[2012033] The Year of Magical Wanking

[2012033] The Year of Magical Wanking [FringeTIX]

thisispopbaby @ Adelaide College of the Arts – XSpace

9:30pm, Thu 23 Feb 2012

Courting controversy with a ever-so-slightly-risqué title, coupled with Jesus imagery on the poster, The Year of Magical Wanking is a very odd beast. The external presentation of the show suggests that there’s the likelihood of smutty sacrilegious innuendo… but there’s an oddly serious crowd assembled for this evening’s performance. They all seemed very earnest in their approach to the XSpace – and I wondered what they knew that I didn’t.

Besides the obvious, I mean.

It’s a simple set: a square in the middle of the space, lined with fluoro tubes, their light directed to the centre. Some wonderfully unsettling white-noise punches accompany the dropping of the house lights, and then the fluoros flicker into life: Neil Watkins has arrived, barefoot and clad in a neat suit.

He plunges into his monologue: he’s gay. He watches a lot of porn on the Internet. He masturbates… a lot. Family tragedy has gifted him cheap and easy living. As he explores his sexuality and descends into a drug-addled life of hedonism, the details get grittier: he contracts HIV. He elaborates on his rape fantasies, surmising that they result from his molestation as a child… that he actually enjoyed. He exposes us to the HIV-positive underground culture in Manhattan, to his flirting with stoner boys in Helsinki. And, as he reaches emotional low-points, he relies on alternative healers to lift him up.

Things take an odd turn when he develops a Jesus-complex… the same age as Jesus when he was crucified, he presumes that his own life was also one of persecution and sacrifice. Another low-point, another alternative healer, and a revelation… and the seeds of this performance.

Watkins’ language is… well, frank. There’s certainly no punches pulled, and no overt contrivances to justify a rhyme. And his presentation is fantastic – he owns his performance space with intense and focussed movements, his Irish lilt making the rhyming script just glide. But there’s also a sense of distance between he and I; for all the directed movement, there’s no connection. For all the weakness and humanity he puts on display, there’s no empathy generated in me. In retrospect, it’s very much a cold, pragmatic storytelling piece, emphasised by the caustic interstitial “music” (but that sort of thing really does float my boat). It’s challenging story well told, to be sure, but the remoteness is tangible… and challenging.

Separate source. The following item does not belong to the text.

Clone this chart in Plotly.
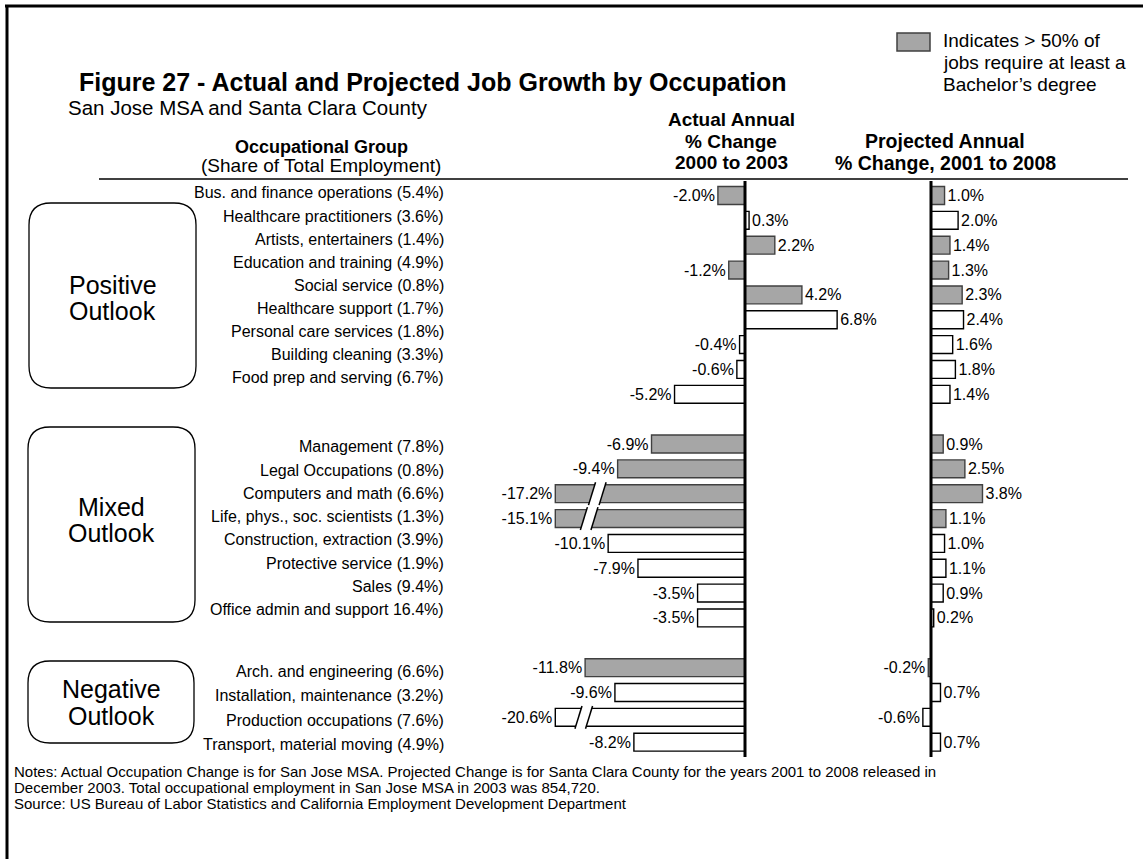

Completely confounding my expectations, The Year of Magical Wanking is a dense, weighty, and serious production that completely belies its title. Even ten days after having seen it, I’m still struggling with whether I can recommend it to others… purely because the sense of anticipation from the title alone is so much to overcome. In fact, the next evening I was at ACArts again when Wanking was about to start; “the doors for The Year of Magical Wanking are now open!” announced the venue guy, and a mighty cheer went up from men amongst the crowd of fifty or sixty present. Oh dear, I thought, you guys are going to be sad pandas in an hour’s time.